*GOAL*: Exclude the pictures; give every entry again exactly as written.

§ §

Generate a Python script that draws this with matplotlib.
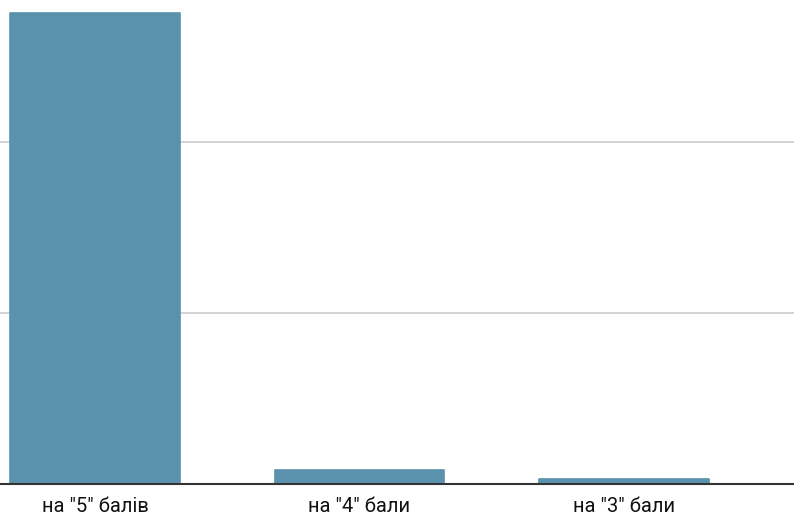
import numpy as np
import matplotlib.pyplot as plt

# оцінки та значення (одиниця = крок сітки)
categories = ['на "5" балів', 'на "4" бали', 'на "3" бали']
values = [2.755, 0.08, 0.03]

plt.rcParams['font.family'] = ['Roboto', 'DejaVu Sans']

fig = plt.figure(figsize=(7.94, 5.18), dpi=100)
ax = fig.add_axes([0, 34/518, 1, 484/518])

x = np.arange(len(categories))
ax.bar(x, values, width=0.64, color='#5a91ad', edgecolor='#5a91ad',
       linewidth=1.2, joinstyle='round', zorder=3)

ax.set_xlim(-0.359, 2.643)
ax.set_ylim(0, 484/171)
ax.set_yticks([1, 2])
ax.set_yticklabels([])
ax.yaxis.grid(True, color='#cccccc', linewidth=1.2, zorder=0)
ax.tick_params(axis='y', length=0)

ax.set_xticks(x)
ax.set_xticklabels(categories, fontsize=14.5, color='#111111')
ax.tick_params(axis='x', length=0, pad=9.5)

for s in ['top', 'right', 'left']:
    ax.spines[s].set_visible(False)
ax.spines['bottom'].set_color('#333333')
ax.spines['bottom'].set_linewidth(1.5)
ax.spines['bottom'].set_zorder(4)

fig.savefig('out.png', dpi=100)
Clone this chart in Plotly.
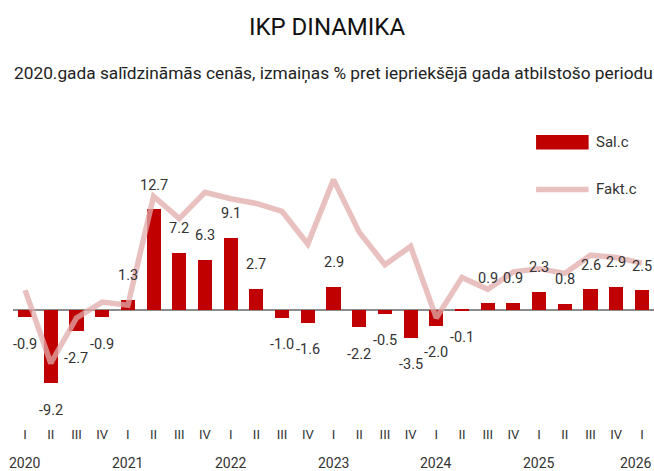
import plotly.graph_objects as go

quarters = ["I", "II", "III", "IV"] * 6 + ["I"]
years = ["2020", "2021", "2022", "2023", "2024", "2025", "2026"]
sal_c = [-0.9, -9.2, -2.7, -0.9, 1.3, 12.7, 7.2, 6.3, 9.1, 2.7, -1.0, -1.6, 2.9,
         -2.2, -0.5, -3.5, -2.0, -0.1, 0.9, 0.9, 2.3, 0.8, 2.6, 2.9, 2.5]
fakt_c = [2.5, -6.7, -1.0, 1.0, 0.6, 14.3, 11.5, 14.8, 14.0, 13.4, 12.4, 8.3, 16.4,
          9.8, 5.7, 8.0, -1.0, 4.1, 2.6, 4.8, 5.2, 4.6, 6.9, 6.6, 5.9]

FONT = "Roboto, sans-serif"
BAR = "#C00000"
LINE = "rgba(226,171,171,0.75)"
TXT = "#333333"

idx = list(range(len(sal_c)))

fig = go.Figure()
fig.add_trace(go.Bar(x=idx, y=sal_c, marker=dict(color=BAR, line=dict(width=0)),
                     width=0.55, name="Sal.c", showlegend=False))
fig.add_trace(go.Scatter(x=idx, y=fakt_c, mode="lines", name="Fakt.c",
                         line=dict(color=LINE, width=5.5), showlegend=False))

annotations = []
for i, v in zip(idx, sal_c):
    annotations.append(dict(x=i, y=v, text=f"{v:.1f}", showarrow=False,
                            yshift=24 if v >= 0 else -27,
                            font=dict(family=FONT, size=14.5, color=TXT)))
for k, yr in enumerate(years):
    annotations.append(dict(x=k * 4, y=0, yref="paper", yanchor="top", text=yr,
                            showarrow=False, yshift=-28,
                            xanchor="right" if k == len(years) - 1 else "center",
                            xshift=12 if k == len(years) - 1 else 0,
                            font=dict(family=FONT, size=14, color=TXT)))
annotations.append(dict(x=0.5, xref="paper", y=1, yref="paper", yshift=27,
                        yanchor="middle",
                        text="2020.gada salīdzināmās cenās, izmaiņas % pret iepriekšējā gada atbilstošo periodu",
                        showarrow=False, font=dict(family=FONT, size=17.3, color="#222222")))
# custom legend
annotations.append(dict(x=0.906, y=0.87, xref="paper", yref="paper", xanchor="left",
                        yanchor="middle", text="Sal.c", showarrow=False,
                        font=dict(family=FONT, size=15, color=TXT)))
annotations.append(dict(x=0.906, y=0.725, xref="paper", yref="paper", xanchor="left",
                        yanchor="middle", text="Fakt.c", showarrow=False,
                        font=dict(family=FONT, size=15, color=TXT)))

shapes = [
    dict(type="rect", xref="paper", yref="paper", x0=0.816, x1=0.898, y0=0.848, y1=0.892,
         fillcolor=BAR, line=dict(width=0)),
    dict(type="line", xref="paper", yref="paper", x0=0.816, x1=0.898, y0=0.725, y1=0.725,
         line=dict(color=LINE, width=5.5)),
]

fig.update_layout(
    width=654, height=471,
    margin=dict(l=13, r=0, t=100, b=46),
    paper_bgcolor="white", plot_bgcolor="white",
    title=dict(text="IKP DINAMIKA", x=0.5, xanchor="center", y=0.943, yanchor="middle",
               font=dict(family=FONT, size=24, color="#111111")),
    xaxis=dict(range=[-0.47, 24.47], tickmode="array", tickvals=idx, ticktext=quarters,
               showgrid=False, showline=False, ticks="", zeroline=False,
               tickfont=dict(family=FONT, size=13, color=TXT)),
    yaxis=dict(range=[-14.47, 26.42], visible=True, showticklabels=False, showgrid=False,
               zeroline=True, zerolinecolor="#8c8c8c", zerolinewidth=1.5, ticks=""),
    annotations=annotations, shapes=shapes, showlegend=False, bargap=0,
)

fig.write_html("out.html", config={"displayModeBar": False},
               post_script="document.body.style.margin='0';")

§ §

*ANSWER FOR THIS EXERCISE*:
Generate a Python script that draws this with matplotlib.
import numpy as np
import matplotlib.pyplot as plt

# оцінки та значення (одиниця = крок сітки)
categories = ['на "5" балів', 'на "4" бали', 'на "3" бали']
values = [2.755, 0.08, 0.03]

plt.rcParams['font.family'] = ['Roboto', 'DejaVu Sans']

fig = plt.figure(figsize=(7.94, 5.18), dpi=100)
ax = fig.add_axes([0, 34/518, 1, 484/518])

x = np.arange(len(categories))
ax.bar(x, values, width=0.64, color='#5a91ad', edgecolor='#5a91ad',
       linewidth=1.2, joinstyle='round', zorder=3)

ax.set_xlim(-0.359, 2.643)
ax.set_ylim(0, 484/171)
ax.set_yticks([1, 2])
ax.set_yticklabels([])
ax.yaxis.grid(True, color='#cccccc', linewidth=1.2, zorder=0)
ax.tick_params(axis='y', length=0)

ax.set_xticks(x)
ax.set_xticklabels(categories, fontsize=14.5, color='#111111')
ax.tick_params(axis='x', length=0, pad=9.5)

for s in ['top', 'right', 'left']:
    ax.spines[s].set_visible(False)
ax.spines['bottom'].set_color('#333333')
ax.spines['bottom'].set_linewidth(1.5)
ax.spines['bottom'].set_zorder(4)

fig.savefig('out.png', dpi=100)
Clone this chart in Plotly.
import plotly.graph_objects as go

quarters = ["I", "II", "III", "IV"] * 6 + ["I"]
years = ["2020", "2021", "2022", "2023", "2024", "2025", "2026"]
sal_c = [-0.9, -9.2, -2.7, -0.9, 1.3, 12.7, 7.2, 6.3, 9.1, 2.7, -1.0, -1.6, 2.9,
         -2.2, -0.5, -3.5, -2.0, -0.1, 0.9, 0.9, 2.3, 0.8, 2.6, 2.9, 2.5]
fakt_c = [2.5, -6.7, -1.0, 1.0, 0.6, 14.3, 11.5, 14.8, 14.0, 13.4, 12.4, 8.3, 16.4,
          9.8, 5.7, 8.0, -1.0, 4.1, 2.6, 4.8, 5.2, 4.6, 6.9, 6.6, 5.9]

FONT = "Roboto, sans-serif"
BAR = "#C00000"
LINE = "rgba(226,171,171,0.75)"
TXT = "#333333"

idx = list(range(len(sal_c)))

fig = go.Figure()
fig.add_trace(go.Bar(x=idx, y=sal_c, marker=dict(color=BAR, line=dict(width=0)),
                     width=0.55, name="Sal.c", showlegend=False))
fig.add_trace(go.Scatter(x=idx, y=fakt_c, mode="lines", name="Fakt.c",
                         line=dict(color=LINE, width=5.5), showlegend=False))

annotations = []
for i, v in zip(idx, sal_c):
    annotations.append(dict(x=i, y=v, text=f"{v:.1f}", showarrow=False,
                            yshift=24 if v >= 0 else -27,
                            font=dict(family=FONT, size=14.5, color=TXT)))
for k, yr in enumerate(years):
    annotations.append(dict(x=k * 4, y=0, yref="paper", yanchor="top", text=yr,
                            showarrow=False, yshift=-28,
                            xanchor="right" if k == len(years) - 1 else "center",
                            xshift=12 if k == len(years) - 1 else 0,
                            font=dict(family=FONT, size=14, color=TXT)))
annotations.append(dict(x=0.5, xref="paper", y=1, yref="paper", yshift=27,
                        yanchor="middle",
                        text="2020.gada salīdzināmās cenās, izmaiņas % pret iepriekšējā gada atbilstošo periodu",
                        showarrow=False, font=dict(family=FONT, size=17.3, color="#222222")))
# custom legend
annotations.append(dict(x=0.906, y=0.87, xref="paper", yref="paper", xanchor="left",
                        yanchor="middle", text="Sal.c", showarrow=False,
                        font=dict(family=FONT, size=15, color=TXT)))
annotations.append(dict(x=0.906, y=0.725, xref="paper", yref="paper", xanchor="left",
                        yanchor="middle", text="Fakt.c", showarrow=False,
                        font=dict(family=FONT, size=15, color=TXT)))

shapes = [
    dict(type="rect", xref="paper", yref="paper", x0=0.816, x1=0.898, y0=0.848, y1=0.892,
         fillcolor=BAR, line=dict(width=0)),
    dict(type="line", xref="paper", yref="paper", x0=0.816, x1=0.898, y0=0.725, y1=0.725,
         line=dict(color=LINE, width=5.5)),
]

fig.update_layout(
    width=654, height=471,
    margin=dict(l=13, r=0, t=100, b=46),
    paper_bgcolor="white", plot_bgcolor="white",
    title=dict(text="IKP DINAMIKA", x=0.5, xanchor="center", y=0.943, yanchor="middle",
               font=dict(family=FONT, size=24, color="#111111")),
    xaxis=dict(range=[-0.47, 24.47], tickmode="array", tickvals=idx, ticktext=quarters,
               showgrid=False, showline=False, ticks="", zeroline=False,
               tickfont=dict(family=FONT, size=13, color=TXT)),
    yaxis=dict(range=[-14.47, 26.42], visible=True, showticklabels=False, showgrid=False,
               zeroline=True, zerolinecolor="#8c8c8c", zerolinewidth=1.5, ticks=""),
    annotations=annotations, shapes=shapes, showlegend=False, bargap=0,
)

fig.write_html("out.html", config={"displayModeBar": False},
               post_script="document.body.style.margin='0';")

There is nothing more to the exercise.